It is Breast Cancer Awareness Month. And though I have shared My Story, I feel the need to talk a little more about the repercussions of the disease. I need to express how this disease steals from a woman and steals from her family; and how it alters a person physically, mentally, and emotionally. I want to make aware that these changes are irrevocable. Life is not the same and never is after a breast cancer diagnosis.
On June 2nd, 2015 my life forever changed. I was thrown into a tumultuous journey of screenings, tests, and biopsies to determine a diagnosis. On June 24th, 2015 I lost my breast to cancer. My strength and mobility has since been compromised, and I tire quickly. I live in fear of reoccurrence, and I feel an overwhelming sense of guilt and shame when I get anxious or depressed because I am alive. I am breathing. I am here. I am present. The battle, once diagnosis, treatments, and surgeries are completed, is not over. The battle you now face post-treatment is emotional and psychological, which brings it’s own set of challenges because these battles cannot be seen by others. To some, now that treatment is complete, you should be fine – rebounding quickly and back to your normal self. But what is your normal self? Nothing seems normal after breast cancer; and now there is all this emotional and psychological baggage resulting from the journey that you are carrying around… how and where do you unpack it all?
After being poked, prodded, sliced, stitched, medicated, and further examined you naturally curl into yourself. You naturally pull away and seek a safe place to hide from the reality of what is occurring to you and to your family. It’s okay to do this. I did for the first 8 weeks post-surgery, but I began to drown. I couldn’t get out of the dark place my thoughts were taking me. I couldn’t function. I was paralyzed with fear and post-traumatic stress. And so I sought help. This is key. Women who are going through a breast cancer diagnosis pre-or-post surgery need support. They need comfort; they need a safe place to express their fears; they need empathy and compassion; and they need someone who can understand (and so too, do their family members). And this is where I feel gratitude for the many programs and social groups available to those who are battling this disease. Just to name a couple that aided me, there is Ellicsr, Wellspring, and ReThink Breast Cancer. If you are a stay-at-home mom caring for your child while taking this unexpected and unwelcome journey there is help available. Wellspring offers child-minding (must be pre-arranged) so that you may attend sessions and classes; Nanny Angel Network offers free, in-home childcare for mothers with cancer; and if you are a patient at Princess Margaret Cancer Centre (PMCC) as I was, there is The Magic Castle Daycare, where my own son attended. It was truly a magical place for both my child and myself; offering multiple levels of support and comfort, and allowing me the freedom to attend my appointments, all while providing a safe and nurturing environment for my son to explore and play. These programs are donor-sponsored, and I highly recommend taking advantage of them. They are present for the patient, the caregiver, and the family member; and I could not have successfully travelled this journey without the incredible, compassionate, and free assistance these programs provide. It made the difference for me. Where cancer was stripping aspects of my life away, these programs were nurturing me and my son, and allowing us – me – the time to heal.

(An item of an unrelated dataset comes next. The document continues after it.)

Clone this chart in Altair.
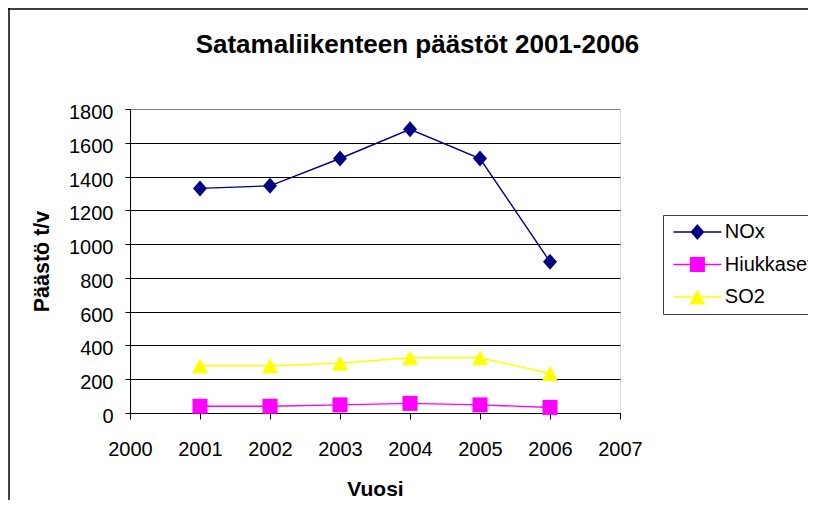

Two years post-surgery, and I still draw upon the tools that provide me with support. I blog; I seek advice and/or counsel from my support group; I follow my exercise routine set out by my Kinesiologist; and I colour. Colouring, though not art therapy, is extremely therapeutic. It allows me to switch off my over-active mind and focus on the moment, and I have found that colouring aids in limbering the muscles of my arm and shoulder that were compromised from surgery. Also, colouring is something I can do with my son. It’s a quiet activity that binds us together. It’s little moments that mean so much. And, two years post-surgery, there is still support present for my family – most especially my child. Even now, as my 4yr-old son struggles with the post-traumatic stress of my disease, and the many abrupt changes that he has experienced as a result [in such a short span of time], my Social Worker at PMCC and Alketa at The Magic Castle Daycare are there for me to talk to, providing me with practical information, advice, and tips on how to help my son through this latter phase of the journey.
So life is never the same. The quality of life is different, and there is an ever-present fear of reoccurrence that subsides but never vanishes. There are battle scars – some visible and some which cannot be seen – but there is still life. And the awareness of that is what I want to place importance on. And so this disease will steal from a woman and from her family, and though the changes are irrevocable, it cannot steal love. There is kindness. There is compassion. There is empathy. There is support. But most importantly, there is love.